Tout en pratiquant assidûment le cosmopolitisme, en tant qu'espagnol et patriote, Clarín aurait préféré des relations littéraires internationales plus équilibrées (Alas, 2005 (a), pp. 578-579). Reste que dans l'un et l'autre cas, c'est essentiellement à travers la presse, d'El Europeo jusqu'à La España Moderna en passant par les innombrables journaux qui publièrent les articles de Clarín, que peuvent être observés les stratégies et leurs effets dans un temps appréhensible.

Au-delà de l'inventaire qui révèle pour l'Espagne une asymétrie structurelle dans les échanges culturels avec la France et l'Europe du Nord, où se trouve l'essentiel du matériau de référence, mais aussi avec l'Amérique hispanique, les échanges avec les autres parties de la péninsule Ibérique restant à peine ébauchés, il faut évidemment considérer, avec Jean-René Aymes et Javier Fernández Sebastián (1997, pp. 336-338), que tous ces transferts, opérés principalement à travers la presse, vont au-delà de simples relations bipolaires, qu'ils se font dans un cadre de révérence ou de dépendance mais aussi d'ignorance ou de concurrence et surtout qu'ils impliquent de nombreuses pratiques de filtrage ou de métissage et donnent lieu à des jeux spéculaires faits de répliques, d'échos ou de ricochets dont l'histoire de la presse et l'histoire culturelle doivent tenir particulièrement compte. Du fait de son dialogisme structurel, la prise en compte effective de la presse pour elle-même (Aubert, Botrel, Desvois, 1981) aide à dépasser la vieille problématique des influences ou de la dépendance au bénéfice de processus de circulation, de médiation et d'interaction, de rejet ou d'appropriation et parfois d'assimilation.

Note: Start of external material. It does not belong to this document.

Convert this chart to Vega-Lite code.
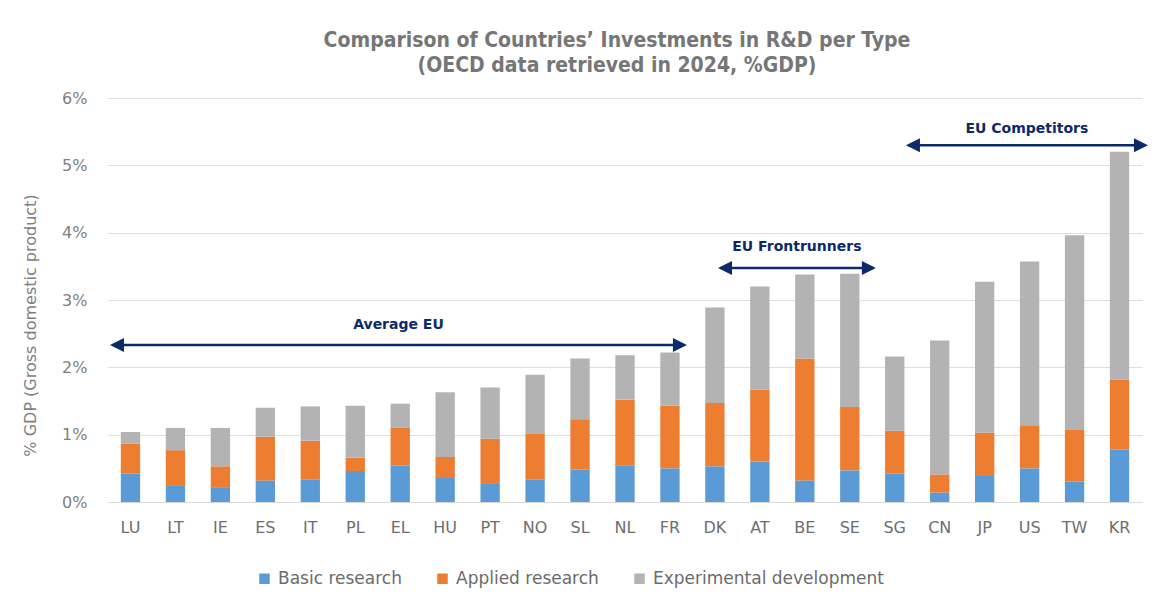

S'agissant de l'Espagne considérée dans l'ensemble européen mais aussi dans ses relations avec l'Amérique hispanique, la presse permet de constater, au jour le jour, que les phénomènes culturels sont plus synchrones qu'on pouvait l'imaginer, même si la connaissance ou la conscience des faits est inégale, en fonction de divers facteurs idéologiques, et qu'il existe toujours la consolation de savoir que quelqu'un est plus en retard que soi. En variant ou en déplaçant les lieux d'observation et en rétablissant le mouvement d'échanges qui caractérise la vie de la presse au quotidien, l'approche comparative de la presse (dont le rôle stratégique, ne peut être considéré qu'écologiquement, c'est-à-dire en lien avec les autres formes d'expression sociale, artistique et scientifique) permet de sortir d'un carcan strictement national et de mettre au jour une histoire culturelle beaucoup plus cosmopolite qu'on ne l'imagine.